10)Disconnect During Focus Hours

Try your best to disconnect from your smartphone, your computer, or anything else that may detract from your focus time. Habits are important to us because they make us efficient. Our bodies can move without conscious effort because of these habits. We don't think about every step we take when we walk because we've become efficient movers but smartphones and technology hijack those habits and our neurochemicals. As a result, we can mindlessly scroll for hours, wind up down some YouTube rabbit hole or scroll through our favourite subreddits without meaning to.

If the goal for you is to intentionally spend your time on the things that move you closer to your aspirations, YouTube, subreddits and smartphones won't necessarily do that so make that conscious effort to protect yourself from these distractions.

I'm not saying smartphones are the devil but know that you won't die from disconnecting for 2-3 hours.

11) Have Fun

I emphatically support the idea of having fun. We're not going for some masochistic self-punishing, anti-fun, anti-phone, anti-freedom, scheduled regime here. But we are advocating for accountability to ourselves and our aspirations.

Things can 100% change, long-term goals can 100% change and if something no longer brings you joy, then you should definitely reflect and re-evaluate as needed.

The point being that if you have a personal conversation with yourself about your goals and you no longer have fun with your focused work, then that's something worth investigating.

I love working in a coffee shop and feeling like I'm making headway in my goals. I know I sacrifice social time with friends, mind-numbing vegging out on a couch with my wife and napping just cause I have nothing else to do, but I thoroughly enjoy making content, trying new things, and pushing myself.

So just make sure you do enjoy it. Plus, part of the whole scheduling your day habit is that you can build in dedicated time to do those very things when you want to.

12) Focus On The Growth

Perspective is important. I think depending on what you are aspiring to do, it is important to check your biases and have perspective because false narratives and negative talk has probably killed a lot of amazing ideas in the world.

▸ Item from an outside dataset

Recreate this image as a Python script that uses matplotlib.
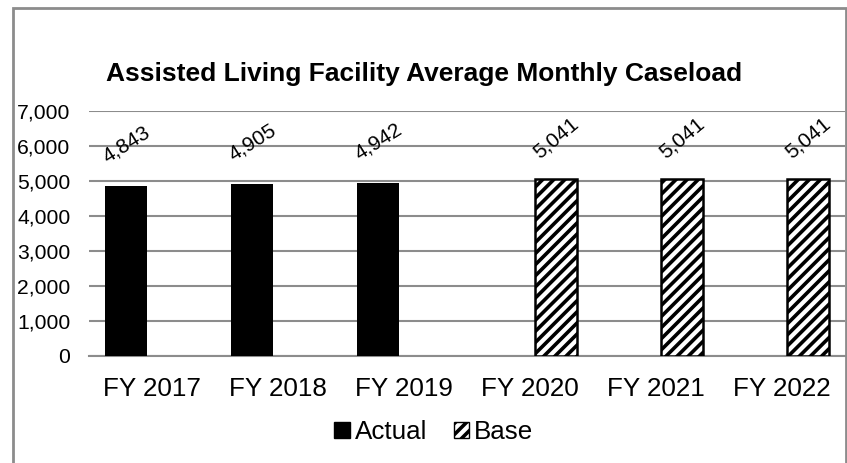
import numpy as np
import matplotlib
matplotlib.use("Agg")
import matplotlib.pyplot as plt
from matplotlib.patches import Patch, Rectangle

# -- data --
years = ["FY 2017", "FY 2018", "FY 2019", "FY 2020", "FY 2021", "FY 2022"]
actual = [4843, 4905, 4942, None, None, None]
base = [None, None, None, 5041, 5041, 5041]
title = "Assisted Living Facility Average Monthly Caseload"

plt.rcParams['font.family'] = ['Liberation Sans', 'DejaVu Sans']
plt.rcParams['hatch.linewidth'] = 2.6

fig = plt.figure(figsize=(8.47, 4.63), dpi=100)
ax = fig.add_axes([89 / 847, 1 - 355.7 / 463, 756 / 847, (355.7 - 110.7) / 463])

x = np.arange(len(years))
w = 0.333
off = 0.207

for i, v in enumerate(actual):
    if v is None:
        continue
    ax.bar(x[i] - off, v, width=w, color="black", zorder=3)
    ax.annotate(f"{v:,}", (x[i] - off, v), xytext=(0, 30), textcoords="offset points",
                ha="center", va="center", rotation=32, fontsize=15)

for i, v in enumerate(base):
    if v is None:
        continue
    ax.bar(x[i] + off, v, width=w, color="white", edgecolor="black", hatch="///",
           linewidth=1.8, zorder=3)
    ax.annotate(f"{v:,}", (x[i] + off, v), xytext=(0, 30), textcoords="offset points",
                ha="center", va="center", rotation=40, fontsize=15)

ax.set_xlim(-0.5, len(years) - 0.5)
ax.set_ylim(0, 7000)
ax.set_yticks(range(0, 7001, 1000))
ax.set_yticklabels([f"{t:,}" for t in range(0, 7001, 1000)], fontsize=15.2)
ax.set_xticks(x)
ax.set_xticklabels(years, fontsize=18.7)
ax.tick_params(axis="both", length=0)
ax.tick_params(axis="y", pad=13.5)
ax.tick_params(axis="x", pad=15.5)
ax.grid(axis="y", color="#8c8c8c", linewidth=1.5, zorder=0)
for s in ["left", "right", "top"]:
    ax.spines[s].set_visible(False)
ax.spines["bottom"].set_color("#8c8c8c")
ax.spines["bottom"].set_linewidth(1.5)

fig.text(424 / 847, 1 - 74 / 463, title, ha="center", va="center",
         fontsize=19, fontweight="bold")

handles = [Patch(facecolor="black", edgecolor="black", label="Actual"),
           Patch(facecolor="white", edgecolor="black", hatch="///", label="Base")]
fig.legend(handles=handles, loc="center", bbox_to_anchor=(434 / 847, 1 - 432 / 463),
           ncol=2, frameon=False, fontsize=18.7, handlelength=0.6, handleheight=0.6,
           handletextpad=0.2, columnspacing=1.0)

# chart border
fig.patches.append(Rectangle((13 / 847, -0.05), (846 - 13) / 847, 1.05 - 8 / 463,
                             transform=fig.transFigure, fill=False,
                             edgecolor="#8c8c8c", linewidth=2))

fig.savefig("out.png", dpi=100)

It's always hard to start. It's always hard to acknowledge your successes and we are taught to think of all the what-if's that could go wrong.

Instead of thinking of what could go wrong, it's important to also spend time thinking about what could go right.

Start acknowledging how far you've come, how much you've learned already, and how much you can do as you gain skills. For whatever reason, there are a lot of biases to assume natural talent over perseverance. If you're a painter or musician, it's because of talent and not hard work. But every moment you are trying, you are persevering and you are focusing on your craft is a moment of growth.

So focus on that. Don't focus on the pain, the hurdles and challenges you anticipate along the way. Think of the growth you've already achieved and the growth you will continue to achieve.

13) Actions Matter More

Walk the way if you can talk the talk. Actions matter more than any hypothetical that you think. Don't just read, understand and forget. Implement what you learned even if you can't implement everything.

13 tips is too many? Pick one or two that you can implement starting today. Just do it. A company decided to and went from $877 million to $9.2 billion in the span of a 10-year campaign.